_WHAT IS NEEDED_
Exactly repeat the lines starting at the one that holds "Write a Python" and ending at the one that holds "import plotly.graph_objects as go". Both end lines count; leave out everything else.

_SUPPLIED ENTRIES_
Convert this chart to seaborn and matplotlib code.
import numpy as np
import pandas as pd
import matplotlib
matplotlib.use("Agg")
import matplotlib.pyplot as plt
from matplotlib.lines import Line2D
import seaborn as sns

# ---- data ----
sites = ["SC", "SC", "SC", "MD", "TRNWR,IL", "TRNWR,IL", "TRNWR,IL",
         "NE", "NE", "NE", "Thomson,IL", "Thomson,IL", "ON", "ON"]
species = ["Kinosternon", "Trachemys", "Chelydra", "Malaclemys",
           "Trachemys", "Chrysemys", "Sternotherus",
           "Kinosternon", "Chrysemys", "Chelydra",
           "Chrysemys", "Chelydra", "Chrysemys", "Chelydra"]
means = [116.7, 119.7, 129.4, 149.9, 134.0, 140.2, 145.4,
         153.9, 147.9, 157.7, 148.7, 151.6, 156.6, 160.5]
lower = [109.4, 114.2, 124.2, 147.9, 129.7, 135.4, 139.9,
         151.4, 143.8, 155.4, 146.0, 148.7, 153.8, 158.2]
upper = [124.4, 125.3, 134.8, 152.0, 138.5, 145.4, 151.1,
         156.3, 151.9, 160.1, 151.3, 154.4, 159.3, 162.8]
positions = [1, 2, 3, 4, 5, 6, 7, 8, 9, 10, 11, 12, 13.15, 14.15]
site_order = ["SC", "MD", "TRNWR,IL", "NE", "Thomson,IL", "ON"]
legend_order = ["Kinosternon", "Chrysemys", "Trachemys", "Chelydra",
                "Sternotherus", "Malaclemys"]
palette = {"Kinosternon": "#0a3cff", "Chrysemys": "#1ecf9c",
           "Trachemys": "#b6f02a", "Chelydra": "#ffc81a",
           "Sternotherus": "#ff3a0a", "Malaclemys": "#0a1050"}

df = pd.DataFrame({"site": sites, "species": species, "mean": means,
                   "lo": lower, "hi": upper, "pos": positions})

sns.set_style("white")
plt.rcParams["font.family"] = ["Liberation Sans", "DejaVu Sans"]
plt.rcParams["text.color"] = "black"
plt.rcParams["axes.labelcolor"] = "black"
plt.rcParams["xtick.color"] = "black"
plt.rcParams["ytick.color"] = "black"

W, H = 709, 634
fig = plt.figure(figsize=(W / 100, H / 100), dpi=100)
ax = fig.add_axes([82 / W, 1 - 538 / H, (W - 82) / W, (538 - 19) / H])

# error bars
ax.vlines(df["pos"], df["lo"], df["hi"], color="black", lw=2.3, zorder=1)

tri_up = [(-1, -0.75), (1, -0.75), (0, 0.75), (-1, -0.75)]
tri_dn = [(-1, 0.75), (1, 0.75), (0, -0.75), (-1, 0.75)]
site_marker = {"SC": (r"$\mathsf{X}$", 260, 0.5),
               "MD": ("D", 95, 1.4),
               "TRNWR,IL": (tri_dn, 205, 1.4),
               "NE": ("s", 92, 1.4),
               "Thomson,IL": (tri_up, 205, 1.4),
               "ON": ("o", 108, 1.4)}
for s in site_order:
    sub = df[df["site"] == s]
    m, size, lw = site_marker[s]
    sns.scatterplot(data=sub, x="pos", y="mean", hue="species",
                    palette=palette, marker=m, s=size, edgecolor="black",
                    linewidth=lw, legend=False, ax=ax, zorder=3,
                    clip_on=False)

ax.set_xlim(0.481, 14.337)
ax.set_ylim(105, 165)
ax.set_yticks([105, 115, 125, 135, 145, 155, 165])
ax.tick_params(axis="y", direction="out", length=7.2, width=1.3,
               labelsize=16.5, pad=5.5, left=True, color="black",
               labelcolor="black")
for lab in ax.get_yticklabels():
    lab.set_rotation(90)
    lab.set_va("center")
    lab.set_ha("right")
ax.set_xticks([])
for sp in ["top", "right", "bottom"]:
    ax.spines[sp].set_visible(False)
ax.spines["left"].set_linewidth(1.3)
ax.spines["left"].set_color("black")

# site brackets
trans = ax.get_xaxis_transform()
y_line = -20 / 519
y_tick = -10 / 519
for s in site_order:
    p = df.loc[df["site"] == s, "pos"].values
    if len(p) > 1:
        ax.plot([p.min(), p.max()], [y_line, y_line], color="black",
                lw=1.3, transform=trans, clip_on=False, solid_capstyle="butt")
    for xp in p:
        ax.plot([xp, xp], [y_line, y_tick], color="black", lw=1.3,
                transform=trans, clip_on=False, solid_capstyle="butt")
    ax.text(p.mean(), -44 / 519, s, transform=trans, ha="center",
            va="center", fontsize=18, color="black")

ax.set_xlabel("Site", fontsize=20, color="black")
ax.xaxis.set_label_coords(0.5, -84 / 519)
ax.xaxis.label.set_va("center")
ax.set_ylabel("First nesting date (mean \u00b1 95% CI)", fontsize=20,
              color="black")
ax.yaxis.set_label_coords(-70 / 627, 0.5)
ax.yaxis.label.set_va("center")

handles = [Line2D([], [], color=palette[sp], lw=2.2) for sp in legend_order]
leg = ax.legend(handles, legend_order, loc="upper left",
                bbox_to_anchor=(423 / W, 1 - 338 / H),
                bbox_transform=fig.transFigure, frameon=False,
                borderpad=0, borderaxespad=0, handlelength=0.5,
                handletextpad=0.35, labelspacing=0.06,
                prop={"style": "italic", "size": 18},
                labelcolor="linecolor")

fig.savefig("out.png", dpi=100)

==

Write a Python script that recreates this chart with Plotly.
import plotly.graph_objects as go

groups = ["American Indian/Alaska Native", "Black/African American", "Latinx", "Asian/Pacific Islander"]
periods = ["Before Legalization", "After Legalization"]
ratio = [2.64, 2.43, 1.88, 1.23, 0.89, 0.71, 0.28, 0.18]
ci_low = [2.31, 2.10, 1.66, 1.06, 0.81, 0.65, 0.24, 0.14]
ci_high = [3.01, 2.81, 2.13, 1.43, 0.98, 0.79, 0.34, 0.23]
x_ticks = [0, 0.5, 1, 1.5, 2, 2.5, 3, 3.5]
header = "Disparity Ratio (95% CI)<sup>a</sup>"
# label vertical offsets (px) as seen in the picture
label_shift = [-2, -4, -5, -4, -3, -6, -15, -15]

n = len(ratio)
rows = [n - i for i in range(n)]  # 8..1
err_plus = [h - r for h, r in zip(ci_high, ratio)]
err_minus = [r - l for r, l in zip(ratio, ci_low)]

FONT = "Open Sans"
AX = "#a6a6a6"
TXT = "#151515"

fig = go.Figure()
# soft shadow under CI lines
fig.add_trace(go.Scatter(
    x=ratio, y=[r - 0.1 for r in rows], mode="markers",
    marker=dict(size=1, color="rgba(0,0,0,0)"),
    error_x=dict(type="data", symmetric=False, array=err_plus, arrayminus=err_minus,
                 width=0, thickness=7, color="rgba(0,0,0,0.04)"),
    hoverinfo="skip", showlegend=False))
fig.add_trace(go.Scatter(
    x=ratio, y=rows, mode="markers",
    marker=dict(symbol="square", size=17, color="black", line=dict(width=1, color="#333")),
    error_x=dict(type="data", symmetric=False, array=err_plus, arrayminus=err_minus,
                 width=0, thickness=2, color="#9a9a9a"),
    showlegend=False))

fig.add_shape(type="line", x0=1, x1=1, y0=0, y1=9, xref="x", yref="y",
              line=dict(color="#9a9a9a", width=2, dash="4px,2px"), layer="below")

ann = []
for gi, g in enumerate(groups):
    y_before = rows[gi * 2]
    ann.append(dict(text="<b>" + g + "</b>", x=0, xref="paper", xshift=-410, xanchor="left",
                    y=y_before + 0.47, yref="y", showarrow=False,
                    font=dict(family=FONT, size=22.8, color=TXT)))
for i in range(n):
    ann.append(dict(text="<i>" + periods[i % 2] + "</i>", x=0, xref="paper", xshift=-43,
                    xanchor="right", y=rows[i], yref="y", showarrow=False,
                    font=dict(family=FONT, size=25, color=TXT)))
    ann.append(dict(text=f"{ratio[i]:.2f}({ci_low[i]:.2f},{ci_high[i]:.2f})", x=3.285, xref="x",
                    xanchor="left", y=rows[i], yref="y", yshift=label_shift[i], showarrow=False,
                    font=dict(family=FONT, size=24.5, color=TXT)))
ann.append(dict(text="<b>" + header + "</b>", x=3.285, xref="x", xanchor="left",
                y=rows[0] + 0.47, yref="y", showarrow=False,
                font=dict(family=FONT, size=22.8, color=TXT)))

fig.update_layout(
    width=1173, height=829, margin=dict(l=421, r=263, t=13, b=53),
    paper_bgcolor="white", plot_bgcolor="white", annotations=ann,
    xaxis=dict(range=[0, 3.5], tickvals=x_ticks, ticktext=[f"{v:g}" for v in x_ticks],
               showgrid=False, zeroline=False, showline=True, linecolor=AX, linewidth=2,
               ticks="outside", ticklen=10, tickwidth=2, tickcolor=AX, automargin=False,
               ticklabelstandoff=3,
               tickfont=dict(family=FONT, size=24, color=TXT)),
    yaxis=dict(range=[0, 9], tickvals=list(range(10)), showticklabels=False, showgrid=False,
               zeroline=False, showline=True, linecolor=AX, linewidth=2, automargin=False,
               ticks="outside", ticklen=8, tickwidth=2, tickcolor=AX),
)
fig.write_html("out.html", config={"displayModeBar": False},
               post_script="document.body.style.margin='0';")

_OUTPUT FOR THIS TASK_
Write a Python script that recreates this chart with Plotly.
import plotly.graph_objects as go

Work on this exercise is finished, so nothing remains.